As suas missões iniciais destinavam-se a servir a carreira de tiro para armas pesadas e ligeiras, de campo de ensaios das indústrias de defesa e de paiol. Todas estas missões se mantêm e foram aumentadas muitas vezes e vultosos investimentos realizados. E acrescentou-se uma outra que porventura iguala ou ultrapassa todas estas: servir de carreira de tiro convencional (já que não se conseguiu espaço para a tornar táctica), par aos aviões da Força Aérea Portuguesa (e, às vezes, para estrangeiros).

O CTA tem condições ideais em termos de meteorologia, infra-estruturas, de terreno (capacidade para absorver impactos e evitar ricochetes) e de segurança.

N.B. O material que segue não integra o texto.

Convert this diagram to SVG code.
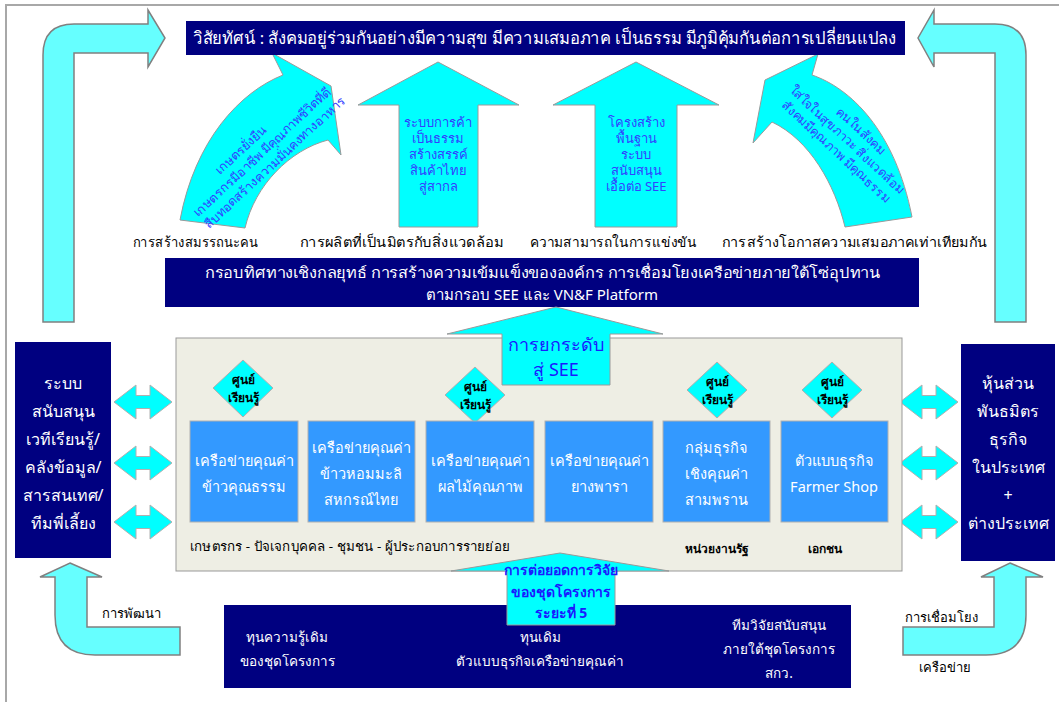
<svg xmlns="http://www.w3.org/2000/svg" xmlns:xlink="http://www.w3.org/1999/xlink" width="1059" height="702" viewBox="0 0 1059 702">
<defs>
<style>
text{font-family:"Noto Sans","DejaVu Sans",sans-serif;}
.nv{fill:#000080;}
.cy{fill:#00FFFF;stroke:#9a9a9a;stroke-width:1;}
.lc{fill:#66FFFF;stroke:#808080;stroke-width:1.5;}
.bx{fill:#3399FF;stroke:#b0b0b0;stroke-width:1;}
.dm{fill:#00FFFF;stroke:#b0b0b0;stroke-width:1;}
.w{fill:#ffffff;}
.k{fill:#000000;}
.bl{fill:#3340ff;}
.c{text-anchor:middle;}
</style>
<path id="dbl" d="M0,17 L22,0 L22,10.5 L36,10.5 L36,0 L58,17 L36,34 L36,23.5 L22,23.5 L22,34 Z" fill="#00FFFF" stroke="#b0b0b0" stroke-width="1"/>
</defs>
<rect width="1059" height="702" fill="#ffffff"/>
<path d="M6,702 L6,5 L1059,5" fill="none" stroke="#a8a8a8" stroke-width="2"/>

<g id="connectors">
<path class="lc" d="M43,322 L43,55 Q43,24 74,24 L148,24 L148,10 L165,38 L148,67 L148,53 L74,53 L74,322 Z"/>
<path class="lc" d="M1026,322 L1026,55 Q1026,24 995,24 L934,24 L934,10 L918,38 L934,67 L934,53 L995,53 L995,322 Z"/>
<path class="cy" d="M331,86 L272,53 L283,75 C240,92 195,140 180,220 L245,228 C255,185 290,150 328,140 L341,155 Z"/>
<path class="cy" d="M765,80 L818,54 L812,75 C850,88 895,130 912,217 L845,227 C835,185 810,140 772,122 L753,143 Z"/>
<path class="cy" d="M438,62 L519,105 L478,105 L478,227 L399,227 L399,105 L358,105 Z"/>
<path class="cy" d="M636,62 L719,105 L677,105 L677,227 L595,227 L595,105 L553,105 Z"/>
<use xlink:href="#dbl" x="114" y="385"/>
<use xlink:href="#dbl" x="114" y="446"/>
<use xlink:href="#dbl" x="114" y="505"/>
<use xlink:href="#dbl" x="900" y="385"/>
<use xlink:href="#dbl" x="900" y="446"/>
<use xlink:href="#dbl" x="900" y="505"/>
<path class="lc" d="M70,563 L102,577 L87,577 L87,627 L180,627 L180,655 L95,655 Q55,655 55,615 L55,577 L40,577 Z"/>
<path class="lc" d="M1010,563 L1043,577 L1026,577 L1026,615 Q1026,655 986,655 L903,655 L903,627 L994,627 L994,577 L981,577 Z"/>
</g>

<g id="vision">
<rect class="nv" x="186" y="21" width="719" height="34"/>
<text class="w" x="193" y="44" font-size="17" textLength="703" lengthAdjust="spacingAndGlyphs">วิสัยทัศน์ : สังคมอยู่ร่วมกันอย่างมีความสุข มีความเสมอภาค เป็นธรรม มีภูมิคุ้มกันต่อการเปลี่ยนแปลง</text>
</g>

<g id="arrow-text-1">
<g transform="translate(263,153) rotate(-43)" font-size="12.5">
<text class="c bl" x="-14" y="-13">เกษตรยั่งยืน</text>
<text class="c bl" x="0" y="3">เกษตรกรมีอาชีพ มีคุณภาพชีวิตที่ดี</text>
<text class="c bl" x="2" y="19">สืบทอดสร้างความมั่นคงทางอาหาร</text>
</g>
</g>
<g id="arrow-text-2" font-size="13">
<text class="c bl" x="438" y="127">ระบบการค้า</text>
<text class="c bl" x="438" y="143">เป็นธรรม</text>
<text class="c bl" x="438" y="159">สร้างสรรค์</text>
<text class="c bl" x="438" y="175">สินค้าไทย</text>
<text class="c bl" x="438" y="191">สู่สากล</text>
</g>
<g id="arrow-text-3" font-size="13">
<text class="c bl" x="636" y="127">โครงสร้าง</text>
<text class="c bl" x="636" y="143">พื้นฐาน</text>
<text class="c bl" x="636" y="159">ระบบ</text>
<text class="c bl" x="636" y="175">สนับสนุน</text>
<text class="c bl" x="636" y="191">เอื้อต่อ SEE</text>
</g>
<g id="arrow-text-4">
<g transform="translate(847,140) rotate(43)" font-size="12.5">
<text class="c bl" x="4" y="-12">คนในสังคม</text>
<text class="c bl" x="0" y="4">ใส่ใจในสุขภาวะ สิ่งแวดล้อม</text>
<text class="c bl" x="0" y="20">สังคมมีคุณภาพ มีคุณธรรม</text>
</g>
</g>

<g id="goals" font-size="14">
<text class="k" x="133" y="247" textLength="125" lengthAdjust="spacingAndGlyphs">การสร้างสมรรถนะคน</text>
<text class="k" x="300" y="247" textLength="203" lengthAdjust="spacingAndGlyphs">การผลิตที่เป็นมิตรกับสิ่งแวดล้อม</text>
<text class="k" x="530" y="247" textLength="167" lengthAdjust="spacingAndGlyphs">ความสามารถในการแข่งขัน</text>
<text class="k" x="722" y="247" textLength="265" lengthAdjust="spacingAndGlyphs">การสร้างโอกาสความเสมอภาคเท่าเทียมกัน</text>
</g>

<g id="strategy">
<rect class="nv" x="165" y="258" width="754" height="49"/>
<text class="w" x="205" y="278" font-size="15" textLength="675" lengthAdjust="spacingAndGlyphs">กรอบทิศทางเชิงกลยุทธ์ การสร้างความเข้มแข็งขององค์กร การเชื่อมโยงเครือข่ายภายใต้โซ่อุปทาน</text>
<text class="w c" x="542" y="300" font-size="15">ตามกรอบ SEE และ VN&amp;F Platform</text>
</g>

<g id="panel">
<rect x="176" y="338" width="726" height="233" fill="#EEEEE4" stroke="#999999" stroke-width="1"/>
<text class="k" x="190" y="551" font-size="13" textLength="320" lengthAdjust="spacingAndGlyphs">เกษตรกร - ปัจเจกบุคคล - ชุมชน - ผู้ประกอบการรายย่อย</text>
<text class="k" x="685" y="553" font-size="12" font-weight="bold">หน่วยงานรัฐ</text>
<text class="k" x="808" y="553" font-size="12" font-weight="bold">เอกชน</text>
</g>

<g id="raise-see">
<path class="cy" d="M556,307 L663,334 L610,334 L610,385 L502,385 L502,334 L447,334 Z"/>
<text class="c" x="556" y="351" font-size="18" fill="#1a1aff">การยกระดับ</text>
<text class="c" x="556" y="376" font-size="18" fill="#1a1aff">สู่ SEE</text>
</g>

<g id="lc1"><path class="dm" d="M243,360 L273,388 L243,417 L213,388 Z"/><text class="k c" x="243" y="384" font-size="12" font-weight="bold">ศูนย์</text><text class="k c" x="243" y="402" font-size="12" font-weight="bold">เรียนรู้</text></g>
<g id="lc2"><path class="dm" d="M475,367 L505,395 L475,423 L445,395 Z"/><text class="k c" x="475" y="391" font-size="12" font-weight="bold">ศูนย์</text><text class="k c" x="475" y="409" font-size="12" font-weight="bold">เรียนรู้</text></g>
<g id="lc3"><path class="dm" d="M717,362 L747,390 L717,418 L687,390 Z"/><text class="k c" x="717" y="386" font-size="12" font-weight="bold">ศูนย์</text><text class="k c" x="717" y="404" font-size="12" font-weight="bold">เรียนรู้</text></g>
<g id="lc4"><path class="dm" d="M832,362 L862,390 L832,418 L802,390 Z"/><text class="k c" x="832" y="386" font-size="12" font-weight="bold">ศูนย์</text><text class="k c" x="832" y="404" font-size="12" font-weight="bold">เรียนรู้</text></g>

<g id="b1"><rect class="bx" x="190" y="421" width="108" height="101"/><text class="w c" x="244" y="466" font-size="14.5">เครือข่ายคุณค่า</text><text class="w c" x="244" y="492" font-size="14.5">ข้าวคุณธรรม</text></g>
<g id="b2"><rect class="bx" x="308" y="421" width="107" height="101"/><text class="w c" x="361" y="453" font-size="14.5">เครือข่ายคุณค่า</text><text class="w c" x="361" y="479" font-size="14.5">ข้าวหอมมะลิ</text><text class="w c" x="361" y="505" font-size="14.5">สหกรณ์ไทย</text></g>
<g id="b3"><rect class="bx" x="426" y="421" width="108" height="101"/><text class="w c" x="480" y="466" font-size="14.5">เครือข่ายคุณค่า</text><text class="w c" x="480" y="492" font-size="14.5">ผลไม้คุณภาพ</text></g>
<g id="b4"><rect class="bx" x="545" y="421" width="108" height="101"/><text class="w c" x="599" y="466" font-size="14.5">เครือข่ายคุณค่า</text><text class="w c" x="599" y="492" font-size="14.5">ยางพารา</text></g>
<g id="b5"><rect class="bx" x="663" y="421" width="107" height="101"/><text class="w c" x="716" y="453" font-size="14.5">กลุ่มธุรกิจ</text><text class="w c" x="716" y="479" font-size="14.5">เชิงคุณค่า</text><text class="w c" x="716" y="505" font-size="14.5">สามพราน</text></g>
<g id="b6"><rect class="bx" x="781" y="421" width="107" height="101"/><text class="w c" x="834" y="466" font-size="14.5">ตัวแบบธุรกิจ</text><text class="w c" x="834" y="492" font-size="14.5">Farmer Shop</text></g>

<g id="support" font-size="16">
<rect class="nv" x="15" y="342" width="96" height="216"/>
<text class="w c" x="63" y="389">ระบบ</text>
<text class="w c" x="63" y="417">สนับสนุน</text>
<text class="w c" x="63" y="445">เวทีเรียนรู้/</text>
<text class="w c" x="63" y="473">คลังข้อมูล/</text>
<text class="w c" x="63" y="501">สารสนเทศ/</text>
<text class="w c" x="63" y="529">ทีมพี่เลี้ยง</text>
</g>

<g id="partners" font-size="16">
<rect class="nv" x="961" y="344" width="94" height="217"/>
<text class="w c" x="1008" y="389">หุ้นส่วน</text>
<text class="w c" x="1008" y="417">พันธมิตร</text>
<text class="w c" x="1008" y="445">ธุรกิจ</text>
<text class="w c" x="1008" y="473">ในประเทศ</text>
<text class="w c" x="1008" y="501">+</text>
<text class="w c" x="1008" y="529">ต่างประเทศ</text>
</g>

<g id="labels" font-size="13">
<text class="k" x="102" y="618">การพัฒนา</text>
<text class="k" x="905" y="622">การเชื่อมโยง</text>
<text class="k" x="919" y="672">เครือข่าย</text>
</g>

<g id="base" font-size="13.5">
<rect class="nv" x="224" y="605" width="627" height="83"/>
<text class="w c" x="287" y="642">ทุนความรู้เดิม</text>
<text class="w c" x="287" y="666">ของชุดโครงการ</text>
<text class="w c" x="540" y="642">ทุนเดิม</text>
<text class="w c" x="540" y="666">ตัวแบบธุรกิจเครือข่ายคุณค่า</text>
<text class="w c" x="779" y="630">ทีมวิจัยสนับสนุน</text>
<text class="w c" x="779" y="654">ภายใต้ชุดโครงการ</text>
<text class="w c" x="779" y="678">สกว.</text>
</g>

<g id="continue">
<path class="cy" d="M560,553 L669,571 L615,571 L615,625 L507,625 L507,571 L451,571 Z"/>
<text class="c" x="561" y="575" font-size="14" font-weight="bold" fill="#1a1aff">การต่อยอดการวิจัย</text>
<text class="c" x="561" y="597" font-size="14" font-weight="bold" fill="#1a1aff">ของชุดโครงการ</text>
<text class="c" x="561" y="618" font-size="14" font-weight="bold" fill="#1a1aff">ระยะที่ 5</text>
</g>
</svg>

Há poucos anos, quando era CEMGFA, o general Lemos Ferreira, gastaram-se umas centenas largas de milhares de contos a expropriar terrenos de modo a aumentar-lhe as zonas de segurança. Nos últimos anos tem-se investido milhões de contos em equipamentos modernos e sobretudo em paióis, já que foram transferidas para lá a quase totalidade das munições à medida que os antigos paióis, sobretudo do exército, iam sendo desactivados.

O CTA transformou-se ainda numa reserva ecológica modelar. Ora, fazer o aeroporto em Rio Frio era condenar o CTA. E como já se disse não há alternativa no País (como se sabe já quase não se consegue dar um tiro em lado nenhum a não ser numa coutada das mais caras), a não ser uma zona a sul da Comporta. Mas esta zona iria trazer problemas ecológicos, relativamente ao turismo e ainda de tráfego aéreo, isto claro está, para não falar do preço de construir um campo de tiro novo e que não há-de ser menos de 150 milhões de contos.

Bom, existem duas alternativas: a primeira é passar a ir fazer tiro a Espanha ou noutro país da NATO que nos aceitasse, pagando, é claro (também se paga com soberania …); a segunda é pura e simplesmente acabar com a tropa (a gente sabe que é para acabar, mas ainda leva algum tempo).

Mas sobre estas hipóteses os leitores ajuizarão.

Par além dos aspectos puramente militares, há ainda dois outros que nos parecem dever ser tido sem conta relativamente à Defesa e Segurança Nacionais: o que é que nos espanhóis pensam fazer no território deles e que nos vai afectar – e parece que a grande ideia é fazer de Madrid a grande placa giratória da Península; e relacionado com este aspecto também e não só, como é que o nosso aeroporto vai encaixar na política de transportes aéreos nacional (se é que há alguma coisa) e como é que ele entrará no sistema de comunicações que temos (auto-estradas, ferrovias) e devíamos ter – marítimas, quando é que os governos vão perceber que temos que nos voltar par o mar, novamente? Isto é, para o aeromar?!

Não descortinamos por que é que será tão difícil ou inadequado, ao menos, falar sobre isto, publicamente.

Seria um bom serviço prestado ao País.